Simple Ways to Enrich Your Golden's Nose Life Today
Scatter Feeding
Instead of placing your golden's kibble in a bowl, scatter it across the grass in your backyard. Your dog will spend 10 to 15 minutes sniffing it all out, and they'll be noticeably calmer afterward.
It sounds almost too simple. It works anyway.
Snuffle Mats
A snuffle mat is a textured mat with lots of fabric folds and pockets where you can hide kibble or treats. Your golden roots around with their nose to find the food. It takes maybe five minutes to set up and provides serious mental enrichment.

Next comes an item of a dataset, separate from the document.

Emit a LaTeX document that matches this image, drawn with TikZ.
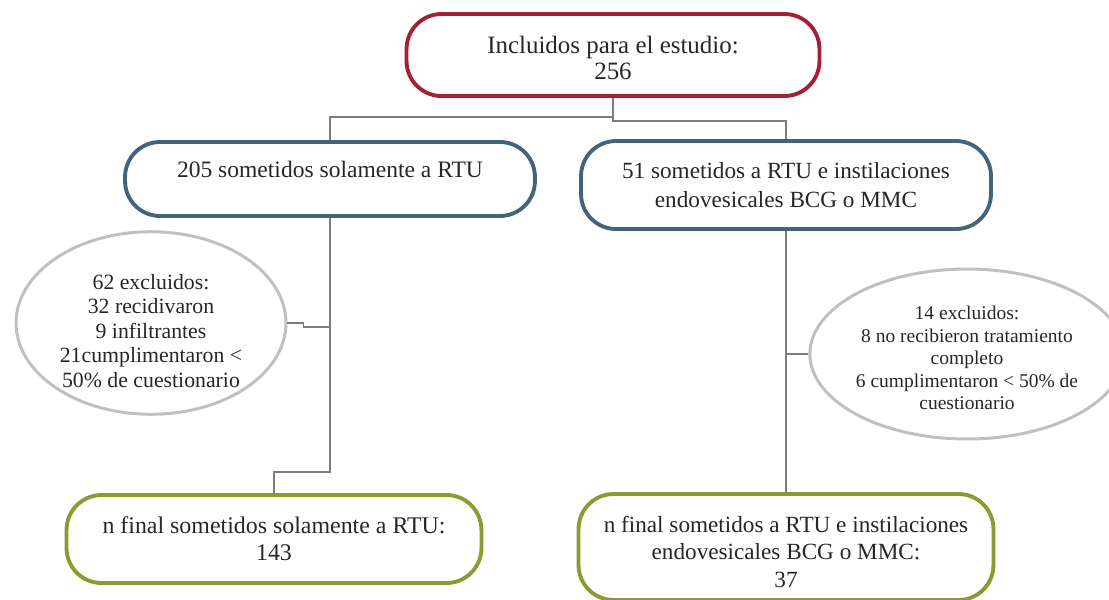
\documentclass[tikz,border=0pt]{standalone}
\usepackage{fontspec}
\setmainfont{Liberation Serif}
\usepackage{tikz}
\usetikzlibrary{shapes.geometric}

\definecolor{rojo}{RGB}{163,32,54}
\definecolor{azul}{RGB}{66,100,122}
\definecolor{gris}{RGB}{192,192,192}
\definecolor{oliva}{RGB}{141,154,48}
\definecolor{linea}{RGB}{125,125,125}

\begin{document}
\begin{tikzpicture}[x=0.02cm, y=-0.02cm, thick, text=black!85,
  main/.style = {draw, rounded corners=0.7cm, line width=2.2pt, align=center, inner sep=0pt},
  excl/.style = {draw=gris, ellipse, line width=1.7pt, align=center, inner sep=0pt}]
\useasboundingbox (0,0) rectangle (1109,599);
\node[main, draw=rojo, minimum width=8.26cm, minimum height=1.64cm, font=\fontsize{14.2}{14.8}\selectfont] (1) at (613,55) {\rule{0pt}{13pt}Incluidos para el estudio:\\256};
\node[main, draw=azul, minimum width=8.2cm, minimum height=1.48cm, text depth=11.4pt, font=\fontsize{13.4}{16.5}\selectfont] (2) at (330,179) {205 sometidos solamente a RTU};
\node[main, draw=azul, minimum width=8.2cm, minimum height=1.76cm, font=\fontsize{13.2}{16.5}\selectfont] (3) at (786,185) {51 sometidos a RTU e instilaciones\\endovesicales BCG o MMC};
\node[excl, minimum width=5.4cm, minimum height=3.56cm, font=\fontsize{12.4}{13.9}\selectfont] (4) at (151,323) {\rule{0pt}{17.7pt}62 excluidos:\\32 recidivaron\\9 infiltrantes\\21cumplimentaron <\\50\% de cuestionario};
\node[excl, minimum width=5.26cm, minimum height=3.4cm, font=\fontsize{11.1}{12.8}\selectfont] (5) at (967,354) {\rule{0pt}{12.3pt}14 excluidos:\\8 no recibieron tratamiento\\completo\\6 cumplimentaron < 50\% de\\cuestionario};
\node[main, draw=oliva, minimum width=8.3cm, minimum height=1.76cm, font=\fontsize{13.6}{15.2}\selectfont] (6) at (274,539) {n final sometidos solamente a RTU:\\143};
\node[main, draw=oliva, minimum width=8.3cm, minimum height=2.12cm, font=\fontsize{13.2}{15.5}\selectfont] (7) at (786,547) {\rule{0pt}{14.8pt}n final sometidos a RTU e instilaciones\\endovesicales BCG o MMC:\\37};
\draw[linea] (1.south) -- ++(0,19) -| (2.north);
\draw[linea] (1.south) -- ++(0,23) -| (3.north);
\draw[linea] (2.south) -- ++(0,254) -| (6.north);
\draw[linea] (4.east) -- ++(16,0) -- ++(0,4) -- (2.south |- 0,327);
\draw[linea] (3.south) -- (7.north);
\draw[linea] (5.west) -- (3.south |- 5.west);
\end{tikzpicture}
\end{document}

They're inexpensive, washable, and most golden retrievers are immediately obsessed with them.
New Sniffing Environments
Taking your golden to a new location, even just a different park or a new neighborhood, gives their nose an entirely fresh library of smells to explore. Novelty is enriching. The world looks (and smells) different from every corner of your city, and your dog knows it.
Even a quick trip somewhere new once a week can provide a meaningful boost to their overall happiness and curiosity.
Hide and Seek With Treats
This is a classic for a reason. Hide treats around your home or yard while your golden waits (or has a dramatic meltdown trying to wait). Then release them to find everything.
It's enrichment, it's fun, and it burns mental energy in the best possible way. Plus, watching a golden retriever on a treasure hunt is genuinely one of life's great joys.